Behavior Initialization

The methodology involves a two-stage training process. Initially, the behavior of LLMs is initialized through supervised fine-tuning (SFT) using a specifically curated dataset of 3.1k samples that teach the models self-verifying and self-correcting behaviors. This dataset is constructed via prompting and sampling from existing model responses, focusing on capturing diverse reasoning trajectories through both "problem-solving" and "confirmative" verification methods.

Reinforcement Learning

Subsequently, the reasoning capabilities are enhanced through reinforcement learning (RL). The RL strategy comprises both outcome-level and process-level RL, allowing models to focus on the correctness of both solutions and intermediate reasoning steps. The framework introduces offline RL as a scalable alternative to traditional online training, utilizing rule-based rewards and baseline estimations informed by accuracy bins. Figure 1

Figure 1: Overview of S2^2r.

Experiments and Results

The effectiveness of S2^2r was validated across seven mathematical benchmarks, demonstrating significant improvements over baseline LLMs, including models such as Llama-3.1-8B-Instruct, Qwen2-7B-Instruct, and Qwen2.5-Math-7B. Notably, the Qwen2.5-Math-7B model exhibited a substantial increase in accuracy from 51.0% to 81.6% on the MATH500 test set. These performance gains were achieved with optimized use of resources, showcasing S2^2r's efficiency.

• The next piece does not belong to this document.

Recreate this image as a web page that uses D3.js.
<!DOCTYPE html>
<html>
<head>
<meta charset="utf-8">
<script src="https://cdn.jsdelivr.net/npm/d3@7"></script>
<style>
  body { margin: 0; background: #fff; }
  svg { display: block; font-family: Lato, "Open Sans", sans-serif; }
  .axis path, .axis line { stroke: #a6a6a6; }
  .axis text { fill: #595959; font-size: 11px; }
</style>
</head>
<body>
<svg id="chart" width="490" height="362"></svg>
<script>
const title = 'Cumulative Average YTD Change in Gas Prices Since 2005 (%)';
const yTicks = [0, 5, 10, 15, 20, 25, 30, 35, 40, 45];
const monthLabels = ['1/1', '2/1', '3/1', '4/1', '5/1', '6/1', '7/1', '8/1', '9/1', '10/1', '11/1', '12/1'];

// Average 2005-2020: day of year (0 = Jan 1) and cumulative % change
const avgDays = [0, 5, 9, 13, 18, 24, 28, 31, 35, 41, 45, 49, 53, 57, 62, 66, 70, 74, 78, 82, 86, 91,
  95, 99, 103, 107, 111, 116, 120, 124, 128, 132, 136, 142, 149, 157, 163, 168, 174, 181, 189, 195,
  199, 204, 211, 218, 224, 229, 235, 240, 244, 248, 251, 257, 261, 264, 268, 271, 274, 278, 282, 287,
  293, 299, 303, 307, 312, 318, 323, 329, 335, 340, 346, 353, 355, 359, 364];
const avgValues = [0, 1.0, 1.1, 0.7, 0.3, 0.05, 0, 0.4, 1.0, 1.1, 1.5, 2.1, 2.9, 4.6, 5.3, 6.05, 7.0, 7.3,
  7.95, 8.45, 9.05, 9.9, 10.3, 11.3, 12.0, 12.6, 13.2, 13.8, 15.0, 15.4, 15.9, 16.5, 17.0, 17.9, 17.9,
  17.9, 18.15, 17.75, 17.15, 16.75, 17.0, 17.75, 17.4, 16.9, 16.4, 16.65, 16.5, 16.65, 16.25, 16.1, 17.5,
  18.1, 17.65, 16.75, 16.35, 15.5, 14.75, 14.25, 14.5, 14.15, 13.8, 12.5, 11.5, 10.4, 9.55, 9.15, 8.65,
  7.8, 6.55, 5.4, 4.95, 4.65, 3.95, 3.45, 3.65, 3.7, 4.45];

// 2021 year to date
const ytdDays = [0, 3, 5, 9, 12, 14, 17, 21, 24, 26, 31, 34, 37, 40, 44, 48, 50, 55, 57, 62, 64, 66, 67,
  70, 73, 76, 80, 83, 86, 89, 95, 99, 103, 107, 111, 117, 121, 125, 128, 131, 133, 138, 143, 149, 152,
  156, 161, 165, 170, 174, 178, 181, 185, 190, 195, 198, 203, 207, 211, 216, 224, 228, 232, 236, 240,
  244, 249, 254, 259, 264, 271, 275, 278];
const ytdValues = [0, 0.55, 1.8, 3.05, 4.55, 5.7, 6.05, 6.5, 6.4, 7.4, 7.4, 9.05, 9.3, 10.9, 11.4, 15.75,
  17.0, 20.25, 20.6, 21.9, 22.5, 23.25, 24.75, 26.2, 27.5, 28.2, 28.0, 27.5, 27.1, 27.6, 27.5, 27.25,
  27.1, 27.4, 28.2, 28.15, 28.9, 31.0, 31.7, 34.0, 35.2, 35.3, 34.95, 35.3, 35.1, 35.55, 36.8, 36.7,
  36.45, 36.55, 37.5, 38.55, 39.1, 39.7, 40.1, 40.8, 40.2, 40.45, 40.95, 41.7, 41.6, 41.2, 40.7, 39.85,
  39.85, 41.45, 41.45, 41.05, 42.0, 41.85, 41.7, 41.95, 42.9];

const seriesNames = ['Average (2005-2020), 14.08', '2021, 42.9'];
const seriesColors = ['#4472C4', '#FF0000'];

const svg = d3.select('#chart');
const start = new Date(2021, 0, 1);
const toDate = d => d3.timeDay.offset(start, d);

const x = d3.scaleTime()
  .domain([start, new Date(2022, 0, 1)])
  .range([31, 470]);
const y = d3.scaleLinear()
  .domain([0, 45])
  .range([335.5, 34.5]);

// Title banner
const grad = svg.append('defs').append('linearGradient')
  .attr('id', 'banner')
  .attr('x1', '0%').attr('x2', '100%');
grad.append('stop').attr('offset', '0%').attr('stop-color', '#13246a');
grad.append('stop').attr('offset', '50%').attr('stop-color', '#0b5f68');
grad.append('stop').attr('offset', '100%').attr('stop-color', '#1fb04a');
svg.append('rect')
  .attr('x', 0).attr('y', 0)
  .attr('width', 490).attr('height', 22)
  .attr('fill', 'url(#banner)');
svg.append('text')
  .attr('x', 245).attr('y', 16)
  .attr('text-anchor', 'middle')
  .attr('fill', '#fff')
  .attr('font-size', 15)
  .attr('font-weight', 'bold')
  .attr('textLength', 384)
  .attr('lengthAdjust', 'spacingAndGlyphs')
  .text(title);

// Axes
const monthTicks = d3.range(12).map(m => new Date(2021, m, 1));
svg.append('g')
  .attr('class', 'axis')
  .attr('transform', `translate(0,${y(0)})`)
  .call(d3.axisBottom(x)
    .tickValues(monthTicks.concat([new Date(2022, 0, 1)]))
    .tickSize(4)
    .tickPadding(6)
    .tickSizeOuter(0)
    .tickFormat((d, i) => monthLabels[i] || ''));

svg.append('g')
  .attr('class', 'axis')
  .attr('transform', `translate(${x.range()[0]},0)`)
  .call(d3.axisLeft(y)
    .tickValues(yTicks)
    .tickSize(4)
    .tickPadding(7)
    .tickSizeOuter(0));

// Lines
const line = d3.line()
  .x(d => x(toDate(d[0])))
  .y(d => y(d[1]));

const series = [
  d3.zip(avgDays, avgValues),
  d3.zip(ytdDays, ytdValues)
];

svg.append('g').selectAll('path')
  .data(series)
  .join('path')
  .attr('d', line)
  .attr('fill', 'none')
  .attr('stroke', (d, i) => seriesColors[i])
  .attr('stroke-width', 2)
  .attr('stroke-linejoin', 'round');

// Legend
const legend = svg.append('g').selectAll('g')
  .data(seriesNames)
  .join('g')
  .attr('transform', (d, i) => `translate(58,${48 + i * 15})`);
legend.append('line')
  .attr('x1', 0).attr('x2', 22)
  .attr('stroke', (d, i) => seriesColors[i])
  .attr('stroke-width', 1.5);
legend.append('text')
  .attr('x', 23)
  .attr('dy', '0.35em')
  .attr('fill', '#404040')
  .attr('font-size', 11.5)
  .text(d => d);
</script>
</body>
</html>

A comparison was made between the S2^2r framework and alternative methods, such as long-CoT data distillations and competitive model baselines. S2^2r consistently delivered superior accuracy, particularly in complex reasoning tasks where test-time computation was effectively scaled. Figure 2

Figure 2: The data efficiency of S2^2r compared to competitive methods, with all models initialized from Qwen2.5-Math-7B.

Analysis of Self-Verification and Self-Correction

Analytical experiments highlighted the impact of verification methods on overall performance. The paper critiques "problem-solving" verification's bias during LLM reasoning processes, advocating for the more balanced "confirmative" verification approach despite its generally lower raw accuracy. Both RL methodologies were found to enhance the self-correction from incorrect to correct states significantly, while reducing the reverse, ensuring stable outputs in challenging scenarios. Figure 3

Figure 3

Figure 3: Evaluation on verification and correction.

Generalizability and Cross-domain Application

Beyond mathematical reasoning, experiments demonstrated the framework's applicability to cross-domain tasks such as logical reasoning and strategy question answering (StrategyQA). The generalizability of self-verifying and self-correcting paradigms suggests potential integrations into broader AI domains requiring intricate understanding and decision-making capabilities. Figure 4

Figure 4: StrategyQA Case.

Conclusion

S2^2r stands as a robust framework enabling efficient enhancement of LLM reasoning through structured self-verification and self-correction mechanisms. Its scalable methodologies, including offline RL, provide a significant leap forward in making advanced reasoning accessible to smaller or less resource-intensive models. Future exploration may involve integrating this approach across diverse AI challenges, extending the benefits of deep reasoning to a broader set of applications.